Petitioner asserts that his parents submitted their applications for naturalization in 1976 and, accordingly, that there was an unreasonable delay in the adjudication of those applications which should be construed in his favor and, therefore, that equitable consideration would allow him to achieve citizenship. However, the record evidence indicates that the applications for citizenship were filed in 1977 and, therefore, Petitioner's argument regarding equitable entitlement to adjustment of his status are predicated on an incorrect assertion of fact.


IT IS RECOMMENDED that the section 2241 motion be denied and the matter dismissed with prejudice.

This recommendation is not an order that is immediately appealable to the Ninth Circuit Court of Appeals.
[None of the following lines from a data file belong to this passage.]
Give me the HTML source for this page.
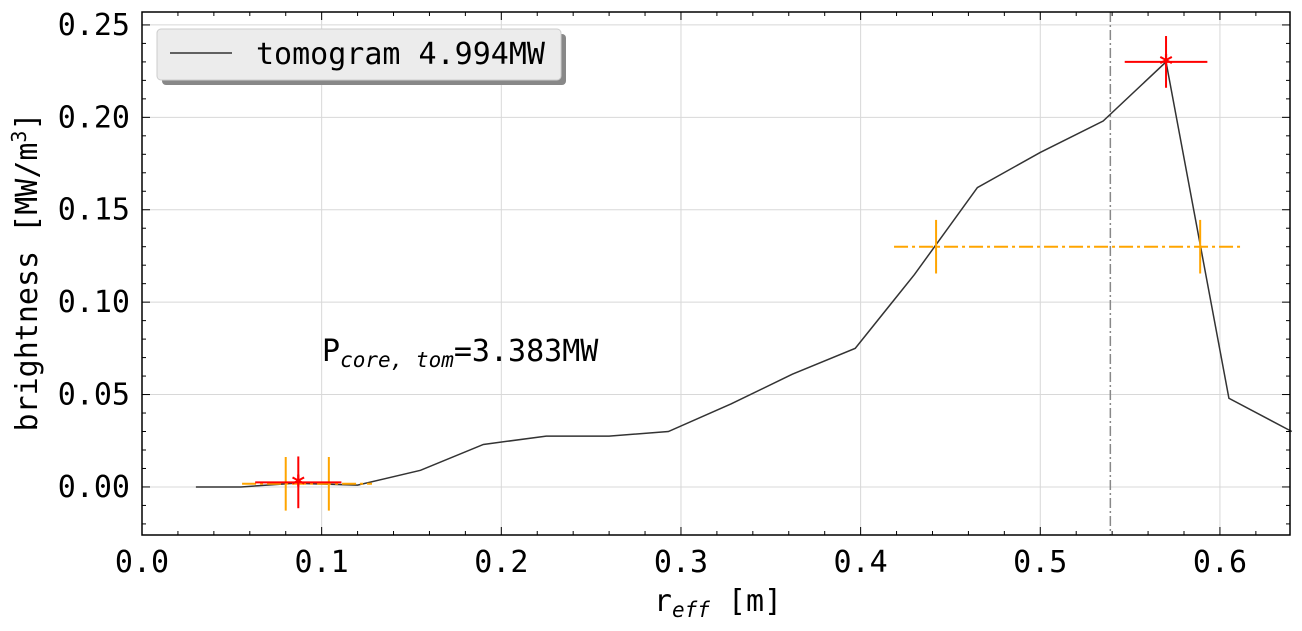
<!DOCTYPE html>
<html><head><meta charset="utf-8"><style>
body{margin:0;background:#fff}
svg{font-family:"DejaVu Sans Mono","Liberation Mono",monospace}
</style></head><body>
<svg id="c" width="1302" height="626" xmlns="http://www.w3.org/2000/svg"></svg>
<script>
const lineR=[0.03,0.055,0.085,0.12,0.155,0.19,0.225,0.26,0.293,0.328,0.362,0.397,0.43,0.465,0.5,0.535,0.57,0.605,0.64];
const lineB=[0,0,0.002,0.001,0.009,0.023,0.0275,0.0275,0.03,0.045,0.061,0.075,0.115,0.162,0.181,0.198,0.23,0.048,0.03];
const redX=[0.087,0.57],redY=[0.0025,0.230],redXerr=[0.024,0.023],redYerr=[0.014,0.014];
const orSegL=[0.0557,0.4186],orSegR=[0.128,0.612],orY=[0.0017,0.130],orCross=[[0.080,0.104],[0.442,0.589]],orYerr=[0.0145,0.0145];
const vline=0.539;
const xTicks=[0,0.1,0.2,0.3,0.4,0.5,0.6],yTicks=[0,0.05,0.1,0.15,0.2,0.25];
const L=142,R=1290,T=12,B=535,x0=0,x1=0.639,y0=-0.026,y1=0.257;
const X=v=>L+(v-x0)/(x1-x0)*(R-L),Y=v=>B-(v-y0)/(y1-y0)*(B-T);
const s=document.getElementById('c');const NS='http://www.w3.org/2000/svg';
function el(t,a,n,txt){const e=document.createElementNS(NS,t);for(const k in a)e.setAttribute(k,a[k]);


if(txt!==undefined)e.innerHTML=txt;s.appendChild(e);return e;}
xTicks.forEach(v=>el('line',{x1:X(v),x2:X(v),y1:T,y2:B,stroke:'#d8d8d8','stroke-width':1},'x-grid'));
yTicks.forEach(v=>el('line',{x1:L,x2:R,y1:Y(v),y2:Y(v),stroke:'#d8d8d8','stroke-width':1},'y-grid'));
for(let v=0;v<=0.64;v+=0.02){const m=Math.abs(v/0.1-Math.round(v/0.1))<1e-6;const l=m?8:4;
el('line',{x1:X(v),x2:X(v),y1:B,y2:B-l,stroke:'#000'},'x-tick');el('line',{x1:X(v),x2:X(v),y1:T,y2:T+l,stroke:'#000'},'x-tick-top');}
for(let v=-0.02;v<=0.255;v+=0.01){const m=Math.abs(v/0.05-Math.round(v/0.05))<1e-6;const l=m?8:4;
el('line',{x1:L,x2:L+l,y1:Y(v),y2:Y(v),stroke:'#000'},'y-tick');el('line',{x1:R,x2:R-l,y1:Y(v),y2:Y(v),stroke:'#000'},'y-tick-right');}
xTicks.forEach(v=>el('text',{x:X(v),y:572,'font-size':30,'text-anchor':'middle'},'x-tick-label',v.toFixed(1)));
yTicks.forEach(v=>el('text',{x:130,y:Y(v)+10,'font-size':30,'text-anchor':'end'},'y-tick-label',v.toFixed(2)));
el('line',{x1:X(vline),x2:X(vline),y1:T,y2:B,stroke:'#888','stroke-width':1.5,'stroke-dasharray':'10,3,2,3'},'vertical-marker');
el('polyline',{points:lineR.map((r,i)=>X(r)+','+Y(lineB[i])).join(' '),fill:'none',stroke:'#333','stroke-width':1.5},'tomogram-line');
orY.forEach((y,i)=>{el('line',{x1:X(orSegL[i]),x2:X(orSegR[i]),y1:Y(y),y2:Y(y),stroke:'orange','stroke-width':2,'stroke-dasharray':'14,4,3,4'},'orange-range');
orCross[i].forEach(c=>el('line',{x1:X(c),x2:X(c),y1:Y(y-orYerr[i]),y2:Y(y+orYerr[i]),stroke:'orange','stroke-width':2},'orange-error'));});
redX.forEach((x,i)=>{el('line',{x1:X(x-redXerr[i]),x2:X(x+redXerr[i]),y1:Y(redY[i]),y2:Y(redY[i]),stroke:'red','stroke-width':2},'red-xerr');
el('line',{x1:X(x),x2:X(x),y1:Y(redY[i]-redYerr[i]),y2:Y(redY[i]+redYerr[i]),stroke:'red','stroke-width':2},'red-yerr');
el('text',{x:X(x),y:Y(redY[i])+11,'font-size':26,'font-weight':'bold',fill:'red','text-anchor':'middle'},'red-marker','*');});
el('rect',{x:L,y:T,width:R-L,height:B-T,fill:'none',stroke:'#000','stroke-width':1.5},'plot-frame');
el('rect',{x:162,y:34,width:404,height:51,rx:4,fill:'#888'},'legend-shadow');
el('rect',{x:157,y:29,width:404,height:51,rx:4,fill:'#ececec',stroke:'#ccc'},'legend');
el('line',{x1:170,x2:232,y1:53,y2:53,stroke:'#333','stroke-width':1.5},'legend-line');
el('text',{x:256,y:64,'font-size':30},'legend-label','tomogram 4.994MW');
el('text',{x:322,y:361,'font-size':30},'annotation','P<tspan font-size="21" dy="6" font-style="italic">core, tom</tspan><tspan dy="-6">=3.383MW</tspan>');
el('text',{x:718,y:611,'font-size':30,'text-anchor':'middle'},'x-axis-title','r<tspan font-size="21" dy="6" font-style="italic">eff</tspan><tspan dy="-6"> [m]</tspan>');
el('text',{x:0,y:0,'font-size':30,'text-anchor':'middle',transform:'translate(37,272) rotate(-90)'},'y-axis-title','brightness [MW/m<tspan font-size="20" dy="-11">3</tspan><tspan dy="11">]</tspan>');
</script>
</body></html>
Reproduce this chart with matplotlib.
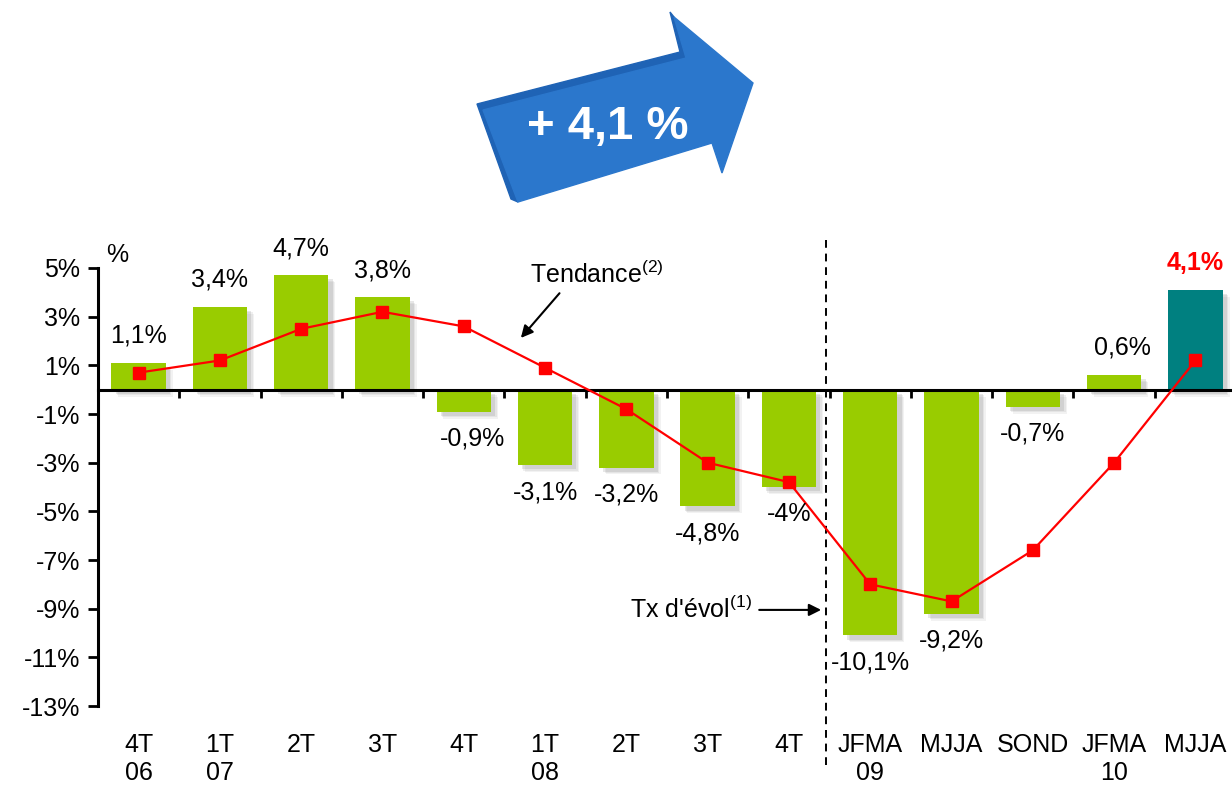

Any notice of appeal pursuant to Rule 4(a)(1), Federal Rules of Appellate Procedure, should not be filed until entry of the District Court's judgment.

Pursuant to Rule 72(b), Federal Rules of Civil Procedure, the parties shall have fourteen (14) days from the date of service of a copy of this recommendation within which to file specific written objections with the Court. Thereafter, the parties have fourteen (14) days within which to file a response to the objections. Pursuant to Rule 7.2, Local Rules of Civil Procedure for the United States District Court for the District of Arizona, objections to the Report and Recommendation may not exceed seventeen (17) pages in length.

Failure to timely file objections to any factual or legal determinations of the Magistrate Judge will be considered a waiver of a party's right to de novo appellate consideration of the issues. See United States v. Reyna-Tapia, 328 F.3d 1114, 1121 (9th Cir. 2003) (en banc). Failure to timely file objections to any factual or legal determinations of the Magistrate Judge will constitute a waiver of a party's right to appellate review of the findings of fact and conclusions of law in an order or judgment entered pursuant to the recommendation of the Magistrate Judge.